The Baloch activist's husband Hammal Haider has sought a closer look into the circumstances of her death as well the threats she had been facing

As questions continue to be raised about Pakistan's possible involvement in the suspicious death of human rights activist Karima Baloch in Toronto, Canada, demands for an "independent" and "impartial" inquiry have gathered momentum.

While the Toronto Police described it as a "non-criminal matter," several rights groups as well as political leaders have been hinting at the possibility of this being a 'political assasination'.

Meanwhile, the 37-year-old's husband, Hammal Haider, has said that her death needs "further inquiry".

"Karima Baloch’s death needs further inquiry. My wife was an immensely courageous and spirited person. Her work as an internationally prominent activist speaks for itself," he wrote on Twitter.

"I believe it’s our right to request the Canadian authorities to leave no stone unturned in looking into the circumstances of her death as well the threats she had been facing since moving to the country. We have cooperated with the police and will continue to do so," he added.

Karima Mehram, popularly known as Karima Baloch, was last seen in the city's waterfront area on Sunday; the Toronto Police pulled out her body from the water a day later.

On Thursday, India's Ministry of External Affairs also noted the family's demand for an investigation.

Asked about Karima Baloch's death during the weekly media briefing in New Delhi, MEA Official Spokesperson Anurag Srivastava said,"We have also seen the reports about the death of Ms Karima Baloch, a noted Baloch activist".

"It is not for us to comment on this matter but I understand the family has sought an investigation," he added.

There is a sense of disquiet over the apparent haste by Toronto Police to characterize the death as a "non-criminal matter". In fact, the Baloch Human Rights Council of Canada has gone to the extent of demanding an independent inquiry into Karimi Baloch's death that excludes any Pakistani-Canadian police personnel.

"The circumstances have been investigated and officers have determined this to be a non-criminal death and no foul play is suspected. We have updated the family," the Toronto Police had said on Wednesday, drawing sharp reactions from those who believe that the death is a case of foul play and must be probed in depth.

Over the past few days, some Canadian lawmakers have also come out strongly in favour of a thorough, impartial probe.

At least two Members of Parliament (MPs) have tweeted about the incident.

Michael Chong, MP from Wellington-Halton Hills and Shadow Foreign Affairs Minister, has sought "a thorough investigation".
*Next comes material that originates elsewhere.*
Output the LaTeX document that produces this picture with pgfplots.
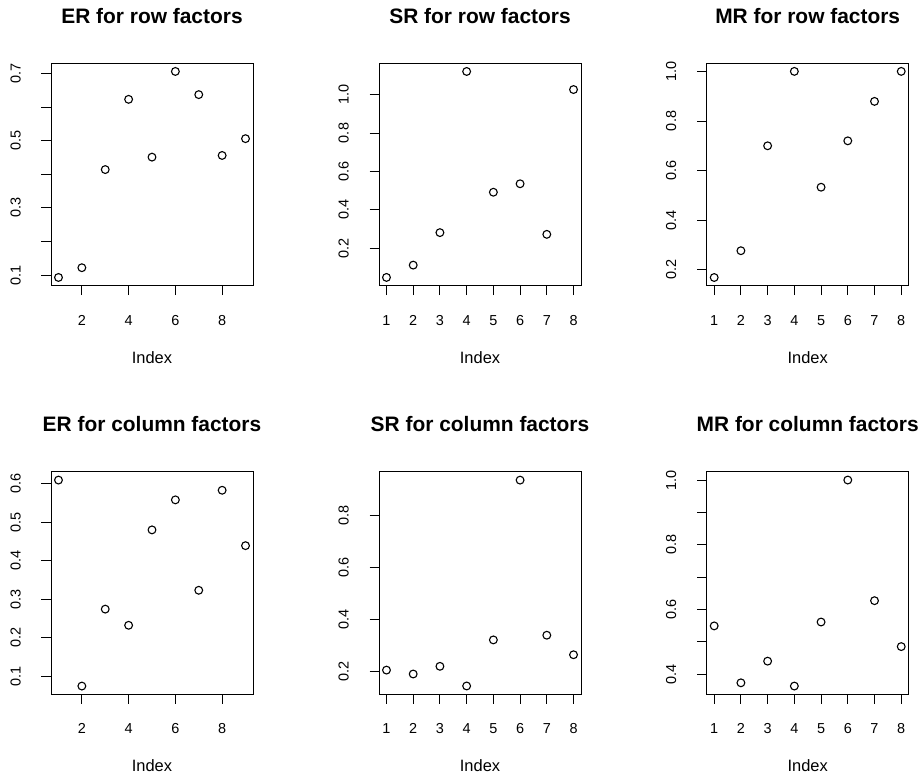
\documentclass[border=0pt]{standalone}
\usepackage{fontspec}
\setmainfont{Liberation Sans}
\usepackage{pgfplots}
\pgfplotsset{compat=1.18}
\pgfplotsset{
  rplot/.style={
    scale only axis, width=202bp, height=222.5bp,
    axis line style={line width=0.9bp},
    tick style={line width=0.9bp, black},
    major tick length=9.5bp,
    tick pos=left,
    xtick align=outside, ytick align=outside,
    minor tick num=0,
    ticklabel style={font=\fontsize{14.5}{16}\selectfont},
    xticklabel style={anchor=base},
    xticklabel shift=30bp,
    yticklabel style={rotate=90, anchor=base},
    yticklabel shift=21bp,
    title style={font=\bfseries\fontsize{21}{24}\selectfont, at={(axis description cs:0.5,1)}, anchor=base, yshift=34bp},
    xlabel={Index},
    xlabel style={font=\fontsize{16.5}{19}\selectfont, at={(axis description cs:0.5,0)}, anchor=base, yshift=-77.5bp},
    clip=false,
  },
  rpts/.style={only marks, mark=o, black, mark size=3.9bp, mark options={line width=1.1bp}},
}
\begin{document}
\begin{tikzpicture}
\path[use as bounding box] (0,0) rectangle (923bp,777bp);
% ER row
\begin{axis}[rplot, at={(51bp,491.3bp)}, anchor=south west,
  title={ER for row factors},
  xmin=0.68, xmax=9.32, ymin=0.0685, ymax=0.7305,
  xtick={2,4,6,8}, xticklabels={2,4,6,8},
  ytick={0.1,0.2,0.3,0.4,0.5,0.6,0.7}, yticklabels={0.1,,0.3,,0.5,,0.7}]
\addplot[rpts] coordinates {(1,0.093) (2,0.122) (3,0.414) (4,0.623) (5,0.451) (6,0.706) (7,0.637) (8,0.456) (9,0.506)};
\end{axis}
% SR row
\begin{axis}[rplot, at={(379bp,491.3bp)}, anchor=south west,
  title={SR for row factors},
  xmin=0.72, xmax=8.28, ymin=0.006, ymax=1.163,
  xtick={1,...,8}, xticklabels={1,2,3,4,5,6,7,8},
  ytick={0.2,0.4,0.6,0.8,1.0}, yticklabels={0.2,0.4,0.6,0.8,1.0}]
\addplot[rpts] coordinates {(1,0.049) (2,0.113) (3,0.282) (4,1.120) (5,0.492) (6,0.536) (7,0.273) (8,1.026)};
\end{axis}
% MR row
\begin{axis}[rplot, at={(706.7bp,491.3bp)}, anchor=south west,
  title={MR for row factors},
  xmin=0.72, xmax=8.28, ymin=0.136, ymax=1.033,
  xtick={1,...,8}, xticklabels={1,2,3,4,5,6,7,8},
  ytick={0.2,0.4,0.6,0.8,1.0}, yticklabels={0.2,0.4,0.6,0.8,1.0}]
\addplot[rpts] coordinates {(1,0.169) (2,0.277) (3,0.700) (4,1.0) (5,0.533) (6,0.720) (7,0.879) (8,1.0)};
\end{axis}
% ER column
\begin{axis}[rplot, at={(51bp,82.7bp)}, anchor=south west,
  title={ER for column factors},
  xmin=0.68, xmax=9.32, ymin=0.0526, ymax=0.631,
  xtick={2,4,6,8}, xticklabels={2,4,6,8},
  ytick={0.1,0.2,0.3,0.4,0.5,0.6}, yticklabels={0.1,0.2,0.3,0.4,0.5,0.6}]
\addplot[rpts] coordinates {(1,0.6095) (2,0.074) (3,0.274) (4,0.232) (5,0.480) (6,0.558) (7,0.323) (8,0.583) (9,0.439)};
\end{axis}
% SR column
\begin{axis}[rplot, at={(379bp,82.7bp)}, anchor=south west,
  title={SR for column factors},
  xmin=0.72, xmax=8.28, ymin=0.113, ymax=0.968,
  xtick={1,...,8}, xticklabels={1,2,3,4,5,6,7,8},
  ytick={0.2,0.4,0.6,0.8}, yticklabels={0.2,0.4,0.6,0.8}]
\addplot[rpts] coordinates {(1,0.206) (2,0.191) (3,0.2205) (4,0.145) (5,0.322) (6,0.936) (7,0.340) (8,0.265)};
\end{axis}
% MR column
\begin{axis}[rplot, at={(706.7bp,82.7bp)}, anchor=south west,
  title={MR for column factors},
  xmin=0.72, xmax=8.28, ymin=0.3375, ymax=1.0255,
  xtick={1,...,8}, xticklabels={1,2,3,4,5,6,7,8},
  ytick={0.4,0.5,0.6,0.7,0.8,0.9,1.0}, yticklabels={0.4,,0.6,,0.8,,1.0}]
\addplot[rpts] coordinates {(1,0.549) (2,0.373) (3,0.440) (4,0.363) (5,0.561) (6,1.0) (7,0.627) (8,0.485)};
\end{axis}
\end{tikzpicture}
\end{document}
"Karima Baloch, a Pakistani dissident in Toronto, was found dead - the 2nd this year. A thorough investigation is needed to ensure no foul play was involved. Very disturbing if political assassinations are taking place on Canadian soil," he said in a tweet.

Another MP, Peter Kent who represents Thornhill, said in a tweet, "Canadian “mainstream” media leaving assassination story to foreign news agencies and ethnic media".
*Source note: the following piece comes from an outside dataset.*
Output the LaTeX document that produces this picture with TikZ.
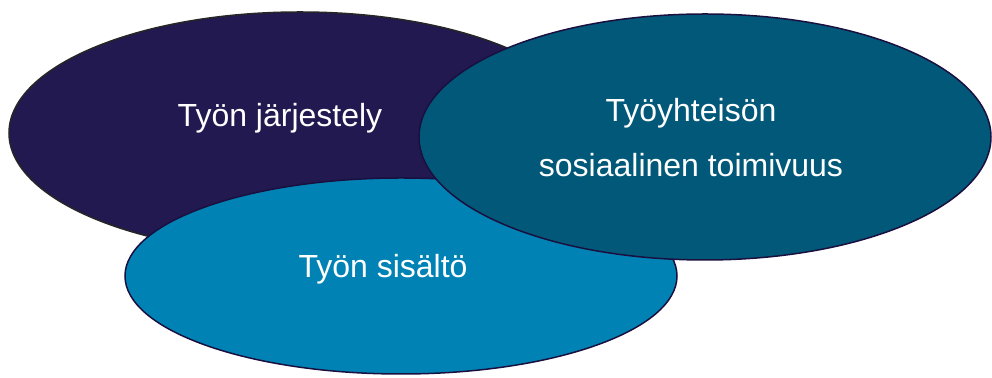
\documentclass[tikz,border=0pt]{standalone}
\usepackage{fontspec}
\setmainfont{Liberation Sans}
\usepackage{tikz}
\usetikzlibrary{shapes.geometric,positioning}
\definecolor{navy}{HTML}{21194F}
\definecolor{sea}{HTML}{0083B4}
\definecolor{petrol}{HTML}{025878}
\definecolor{rim}{HTML}{1A1040}

\begin{document}
\begin{tikzpicture}[x=0.5pt,y=-0.5pt,
  blob/.style={ellipse,draw=rim,line width=0.75pt,inner sep=0pt},
  lbl/.style={text=white,anchor=base,font=\fontsize{16}{19}\selectfont}]
\useasboundingbox (0,0) rectangle (992,378);
\node[blob,fill=navy,draw=black!85,minimum width=291pt,minimum height=121pt](org) at (300,133){};
\node[blob,fill=sea,minimum width=276pt,minimum height=98pt](cont) at (401,276){};
\node[blob,fill=petrol,minimum width=286pt,minimum height=123pt](soc) at (705,137){};
\node[lbl](orgtxt) at (280,127){Työn järjestely};
\node[lbl](conttxt) at (383,278){Työn sisältö};
\node[lbl](soctxt1) at (691,122){Työyhteisön};
\node[lbl](soctxt2) at (691,177){sosiaalinen toimivuus};
\end{tikzpicture}
\end{document}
Canadian civil society groups with links to Pakistan have also sought a "thorough investigation" into what they called a "murder".

In a joint statement, the Baloch National Movement, the Balochistan National Party - Canada, World Sindhi Congress - Canada, Pashtun Council Canada, and PTM Committee Canada said that "given the threats to her life by Pakistani authorities becuse of her political activism, much thorough investigation into the murder of Karima Baloch is needed".

In a thinly-veiled reference to Pakistan, the groups also sought suitable diplomatic and political action "in case any foreign country or group" were found to be behind this brutal murder.

While in Pakistan, the human rights activist was a "fierce voice" against the militarization of Balochistan, enforced disappearances, and extrajudicial murders of Baloch people, the statement said.

The civil society groups also pointed out how Karima Baloch's murder had remined them of the "cold-blooded murder" of Sajid Husain, a Baloch journalist forced into exile in Sweden "after covering violence, crime, and a simmering insurgency in Pakistan".

Husain settled in Sweden in 2017 after fleeing Pakistan in 2012. He went missing in March this year and his body was found near the Fyris River, outside Uppsala, on April 23.

Reporters without Borders (RSF), a press freedom organization, had said it suspected Sajid Hussain Baloch could have been abducted at the behest of a Pakistani intelligence agency. Like Karima Baloch, Sajid Hussain was a strong Baloch voice of dissent against the Pakistan government, the Pakistan Army and intelligence agencies.